── MATERIAL ──

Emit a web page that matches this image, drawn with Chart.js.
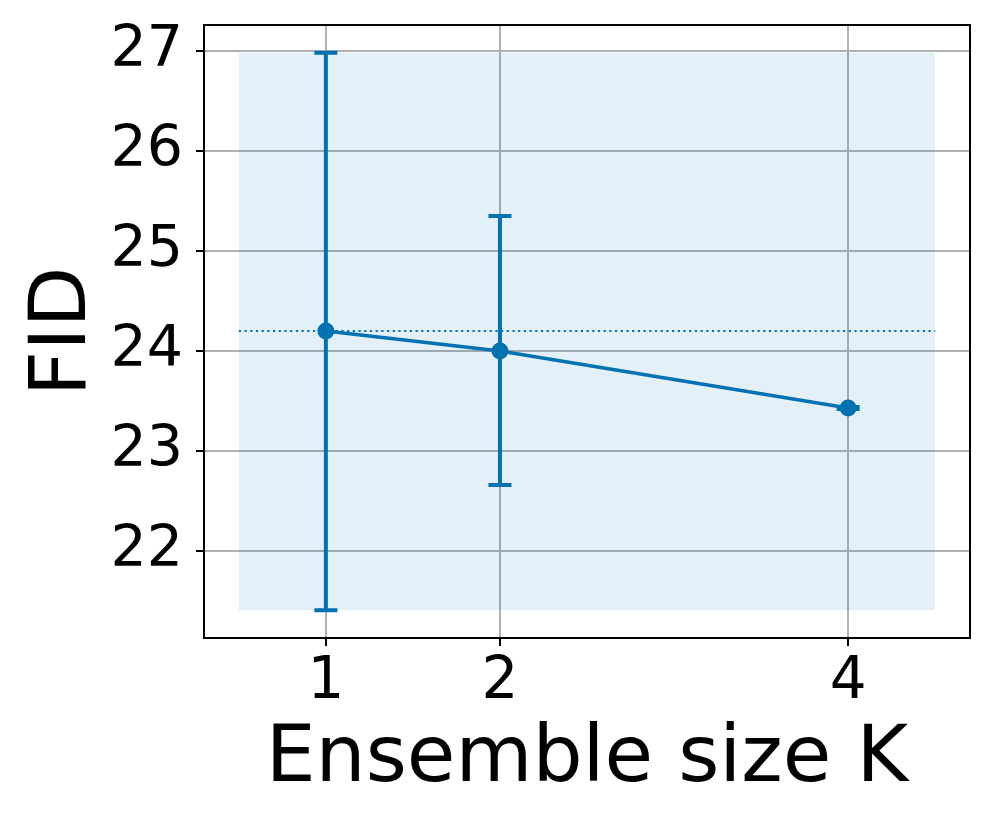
<!DOCTYPE html>
<html>
<head>
<meta charset="utf-8">
<script src="https://cdn.jsdelivr.net/npm/chart.js@4.4.1/dist/chart.umd.min.js"></script>
<style>
  html, body { margin: 0; padding: 0; background: #fff; }
  #wrap { width: 996px; height: 830px; }
</style>
</head>
<body>
<div id="wrap"><canvas id="chart" width="996" height="830"></canvas></div>
<script>
// ensemble sizes and FID readings
var ensembleSizes = [1, 2, 4];
var fidMeans = [24.2, 24.0, 23.43];
var fidLow = [21.41, 22.66, 23.42];
var fidHigh = [26.98, 25.35, 23.44];
var xTicks = [1, 2, 4];
var yTicks = [22, 23, 24, 25, 26, 27];

// band spans the K=1 spread, dotted line is the K=1 mean
var bandX = [0.5, 4.5];
var bandLow = 21.41;
var bandHigh = 26.98;
var baseline = 24.2;

var blue = '#0072B2';

function pts(xs, ys) {
  return xs.map(function (x, i) { return { x: x, y: Array.isArray(ys) ? ys[i] : ys }; });
}

var errorBars = {
  id: 'errorBars',
  afterDatasetsDraw: function (chart) {
    var ctx = chart.ctx, xs = chart.scales.x, ys = chart.scales.y;
    ctx.save();
    ctx.strokeStyle = blue;
    ctx.lineWidth = 4;
    ensembleSizes.forEach(function (k, i) {
      var px = xs.getPixelForValue(k);
      var top = ys.getPixelForValue(fidHigh[i]);
      var bot = ys.getPixelForValue(fidLow[i]);
      ctx.beginPath();
      ctx.moveTo(px, top); ctx.lineTo(px, bot);
      ctx.moveTo(px - 11.5, top); ctx.lineTo(px + 11.5, top);
      ctx.moveTo(px - 11.5, bot); ctx.lineTo(px + 11.5, bot);
      ctx.stroke();
    });
    ctx.restore();
  }
};

var frame = {
  id: 'frame',
  afterDraw: function (chart) {
    var a = chart.chartArea, ctx = chart.ctx;
    ctx.save();
    ctx.strokeStyle = '#000';
    ctx.lineWidth = 2;
    ctx.strokeRect(a.left, a.top, a.right - a.left, a.bottom - a.top);
    ctx.restore();
  }
};

function noPad(s) {
  s.paddingTop = 0; s.paddingBottom = 0;
  s.paddingLeft = 0; s.paddingRight = 0;
}

new Chart(document.getElementById('chart'), {
  type: 'line',
  data: {
    datasets: [
      {
        label: 'main',
        data: pts(ensembleSizes, fidMeans),
        borderColor: blue,
        backgroundColor: blue,
        borderWidth: 3.5,
        pointRadius: 8.5,
        pointHoverRadius: 8.5,
        pointBorderWidth: 0,
        fill: false,
        order: 0
      },
      {
        label: 'baseline',
        data: pts(bandX, baseline),
        borderColor: blue,
        borderWidth: 2.2,
        borderDash: [2.2, 3.5],
        pointRadius: 0,
        fill: false,
        order: 1
      },
      {
        label: 'bandLow',
        data: pts(bandX, bandLow),
        borderWidth: 0,
        pointRadius: 0,
        fill: false,
        order: 3
      },
      {
        label: 'bandHigh',
        data: pts(bandX, bandHigh),
        borderWidth: 0,
        pointRadius: 0,
        backgroundColor: 'rgba(0,114,178,0.105)',
        fill: '-1',
        order: 2
      }
    ]
  },
  options: {
    responsive: false,
    animation: false,
    layout: { padding: { top: 25, right: 26, left: 0, bottom: 0 } },
    plugins: {
      legend: { display: false },
      tooltip: { enabled: false }
    },
    scales: {
      x: {
        type: 'linear',
        min: 0.3,
        max: 4.7,
        afterBuildTicks: function (s) {
          s.ticks = xTicks.map(function (v) { return { value: v }; });
        },
        afterFit: function (s) { s.height = 192; noPad(s); },
        grid: { color: '#b0b0b0', lineWidth: 2, tickColor: '#000', tickLength: 8 },
        border: { display: false },
        ticks: {
          color: '#000',
          padding: 2,
          font: { family: 'DejaVu Sans', size: 58 },
          maxRotation: 0
        },
        title: {
          display: true,
          text: 'Ensemble size K',
          color: '#000',
          font: { family: 'DejaVu Sans', size: 79 },
          padding: { top: 0, bottom: 22 }
        }
      },
      y: {
        min: 21.132,
        max: 27.258,
        afterBuildTicks: function (s) {
          s.ticks = yTicks.map(function (v) { return { value: v }; });
        },
        afterFit: function (s) { s.width = 204; noPad(s); },
        grid: { color: '#b0b0b0', lineWidth: 2, tickColor: '#000', tickLength: 8 },
        border: { display: false },
        ticks: {
          color: '#000',
          padding: 13,
          font: { family: 'DejaVu Sans', size: 57 }
        },
        title: {
          display: true,
          text: 'FID',
          color: '#000',
          font: { family: 'DejaVu Sans', size: 79 },
          padding: { top: 17, bottom: 0 }
        }
      }
    }
  },
  plugins: [errorBars, frame]
});
</script>
</body>
</html>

───

▶ [SHORT TASK]: Ignore the images and quote every line of the listing exactly.

▶ [THE SOLUTION]:
Emit a web page that matches this image, drawn with Chart.js.
<!DOCTYPE html>
<html>
<head>
<meta charset="utf-8">
<script src="https://cdn.jsdelivr.net/npm/chart.js@4.4.1/dist/chart.umd.min.js"></script>
<style>
  html, body { margin: 0; padding: 0; background: #fff; }
  #wrap { width: 996px; height: 830px; }
</style>
</head>
<body>
<div id="wrap"><canvas id="chart" width="996" height="830"></canvas></div>
<script>
// ensemble sizes and FID readings
var ensembleSizes = [1, 2, 4];
var fidMeans = [24.2, 24.0, 23.43];
var fidLow = [21.41, 22.66, 23.42];
var fidHigh = [26.98, 25.35, 23.44];
var xTicks = [1, 2, 4];
var yTicks = [22, 23, 24, 25, 26, 27];

// band spans the K=1 spread, dotted line is the K=1 mean
var bandX = [0.5, 4.5];
var bandLow = 21.41;
var bandHigh = 26.98;
var baseline = 24.2;

var blue = '#0072B2';

function pts(xs, ys) {
  return xs.map(function (x, i) { return { x: x, y: Array.isArray(ys) ? ys[i] : ys }; });
}

var errorBars = {
  id: 'errorBars',
  afterDatasetsDraw: function (chart) {
    var ctx = chart.ctx, xs = chart.scales.x, ys = chart.scales.y;
    ctx.save();
    ctx.strokeStyle = blue;
    ctx.lineWidth = 4;
    ensembleSizes.forEach(function (k, i) {
      var px = xs.getPixelForValue(k);
      var top = ys.getPixelForValue(fidHigh[i]);
      var bot = ys.getPixelForValue(fidLow[i]);
      ctx.beginPath();
      ctx.moveTo(px, top); ctx.lineTo(px, bot);
      ctx.moveTo(px - 11.5, top); ctx.lineTo(px + 11.5, top);
      ctx.moveTo(px - 11.5, bot); ctx.lineTo(px + 11.5, bot);
      ctx.stroke();
    });
    ctx.restore();
  }
};

var frame = {
  id: 'frame',
  afterDraw: function (chart) {
    var a = chart.chartArea, ctx = chart.ctx;
    ctx.save();
    ctx.strokeStyle = '#000';
    ctx.lineWidth = 2;
    ctx.strokeRect(a.left, a.top, a.right - a.left, a.bottom - a.top);
    ctx.restore();
  }
};

function noPad(s) {
  s.paddingTop = 0; s.paddingBottom = 0;
  s.paddingLeft = 0; s.paddingRight = 0;
}

new Chart(document.getElementById('chart'), {
  type: 'line',
  data: {
    datasets: [
      {
        label: 'main',
        data: pts(ensembleSizes, fidMeans),
        borderColor: blue,
        backgroundColor: blue,
        borderWidth: 3.5,
        pointRadius: 8.5,
        pointHoverRadius: 8.5,
        pointBorderWidth: 0,
        fill: false,
        order: 0
      },
      {
        label: 'baseline',
        data: pts(bandX, baseline),
        borderColor: blue,
        borderWidth: 2.2,
        borderDash: [2.2, 3.5],
        pointRadius: 0,
        fill: false,
        order: 1
      },
      {
        label: 'bandLow',
        data: pts(bandX, bandLow),
        borderWidth: 0,
        pointRadius: 0,
        fill: false,
        order: 3
      },
      {
        label: 'bandHigh',
        data: pts(bandX, bandHigh),
        borderWidth: 0,
        pointRadius: 0,
        backgroundColor: 'rgba(0,114,178,0.105)',
        fill: '-1',
        order: 2
      }
    ]
  },
  options: {
    responsive: false,
    animation: false,
    layout: { padding: { top: 25, right: 26, left: 0, bottom: 0 } },
    plugins: {
      legend: { display: false },
      tooltip: { enabled: false }
    },
    scales: {
      x: {
        type: 'linear',
        min: 0.3,
        max: 4.7,
        afterBuildTicks: function (s) {
          s.ticks = xTicks.map(function (v) { return { value: v }; });
        },
        afterFit: function (s) { s.height = 192; noPad(s); },
        grid: { color: '#b0b0b0', lineWidth: 2, tickColor: '#000', tickLength: 8 },
        border: { display: false },
        ticks: {
          color: '#000',
          padding: 2,
          font: { family: 'DejaVu Sans', size: 58 },
          maxRotation: 0
        },
        title: {
          display: true,
          text: 'Ensemble size K',
          color: '#000',
          font: { family: 'DejaVu Sans', size: 79 },
          padding: { top: 0, bottom: 22 }
        }
      },
      y: {
        min: 21.132,
        max: 27.258,
        afterBuildTicks: function (s) {
          s.ticks = yTicks.map(function (v) { return { value: v }; });
        },
        afterFit: function (s) { s.width = 204; noPad(s); },
        grid: { color: '#b0b0b0', lineWidth: 2, tickColor: '#000', tickLength: 8 },
        border: { display: false },
        ticks: {
          color: '#000',
          padding: 13,
          font: { family: 'DejaVu Sans', size: 57 }
        },
        title: {
          display: true,
          text: 'FID',
          color: '#000',
          font: { family: 'DejaVu Sans', size: 79 },
          padding: { top: 17, bottom: 0 }
        }
      }
    }
  },
  plugins: [errorBars, frame]
});
</script>
</body>
</html>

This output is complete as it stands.